***** Available data *****
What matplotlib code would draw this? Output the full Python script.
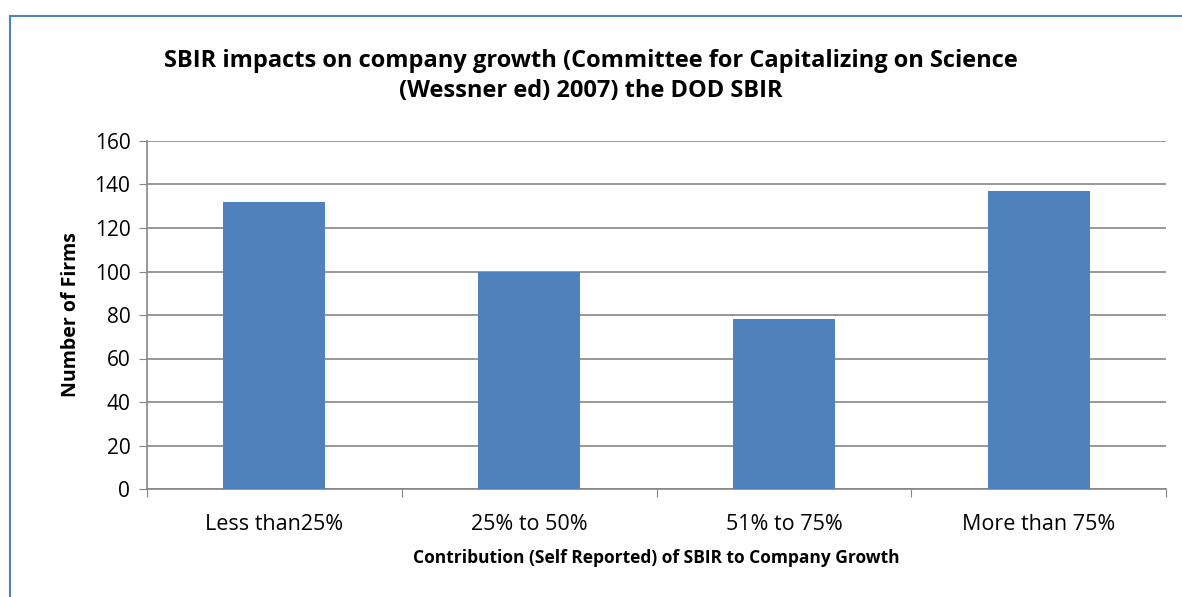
import matplotlib
matplotlib.use("Agg")
import matplotlib.pyplot as plt
from matplotlib.patches import Rectangle

categories = ["Less than25%", "25% to 50%", "51% to 75%", "More than 75%"]
values = [132, 100, 78, 137]
yticks = [0, 20, 40, 60, 80, 100, 120, 140, 160]

plt.rcParams['font.family'] = ['Open Sans', 'DejaVu Sans']

W, H = 1182, 597
fig = plt.figure(figsize=(W/100, H/100), dpi=100)
ax = fig.add_axes([147/W, 1-489/H, (1166-147)/W, (489-141)/H])

fig.patches.append(Rectangle((10/W, -0.1), 1.5, 1-16/H+0.1, transform=fig.transFigure,
                             fill=False, edgecolor='#4F81BD', linewidth=1.5))

x = range(len(categories))
ax.bar(x, values, width=0.4, color='#4F81BD', zorder=3)
ax.set_xlim(-0.5, 3.5)
ax.set_ylim(0, 160)
ax.set_yticks(yticks)
ax.set_xticks([-0.5, 0.5, 1.5, 2.5, 3.5], minor=False)
ax.set_xticklabels([])
ax.set_xticks(list(x), minor=True)
ax.set_xticklabels(categories, minor=True, fontsize=15.5)
ax.tick_params(axis='x', which='minor', length=0, pad=18)
ax.tick_params(axis='x', which='major', length=6, direction='out', color='#868686')
ax.tick_params(axis='y', length=6, direction='out', color='#868686', labelsize=15, pad=6)
ax.grid(axis='y', color='#868686', linewidth=1.2, zorder=0)
for s in ['top', 'right']:
    ax.spines[s].set_visible(False)
for s in ['left', 'bottom']:
    ax.spines[s].set_color('#868686')
    ax.spines[s].set_linewidth(1.2)

ax.set_ylabel("Number of Firms", fontsize=14, fontweight='bold', labelpad=10)
ax.set_xlabel("Contribution (Self Reported) of SBIR to Company Growth", fontsize=12.5, fontweight='bold', labelpad=10)
fig.text(0.5, 1-76/H, "SBIR impacts on company growth (Committee for Capitalizing on Science\n(Wessner ed) 2007) the DOD SBIR",
         ha='center', va='center', fontsize=17, fontweight='bold', linespacing=1.35)

fig.savefig("out.png", dpi=100)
*****
Set down again, exactly, the lines of the material above from its first line to the one with "fill=False, edgecolor='#4F81BD', linewidth=1.5))", inclusive. Leave the pictures out.

What matplotlib code would draw this? Output the full Python script.
import matplotlib
matplotlib.use("Agg")
import matplotlib.pyplot as plt
from matplotlib.patches import Rectangle

categories = ["Less than25%", "25% to 50%", "51% to 75%", "More than 75%"]
values = [132, 100, 78, 137]
yticks = [0, 20, 40, 60, 80, 100, 120, 140, 160]

plt.rcParams['font.family'] = ['Open Sans', 'DejaVu Sans']

W, H = 1182, 597
fig = plt.figure(figsize=(W/100, H/100), dpi=100)
ax = fig.add_axes([147/W, 1-489/H, (1166-147)/W, (489-141)/H])

fig.patches.append(Rectangle((10/W, -0.1), 1.5, 1-16/H+0.1, transform=fig.transFigure,
                             fill=False, edgecolor='#4F81BD', linewidth=1.5))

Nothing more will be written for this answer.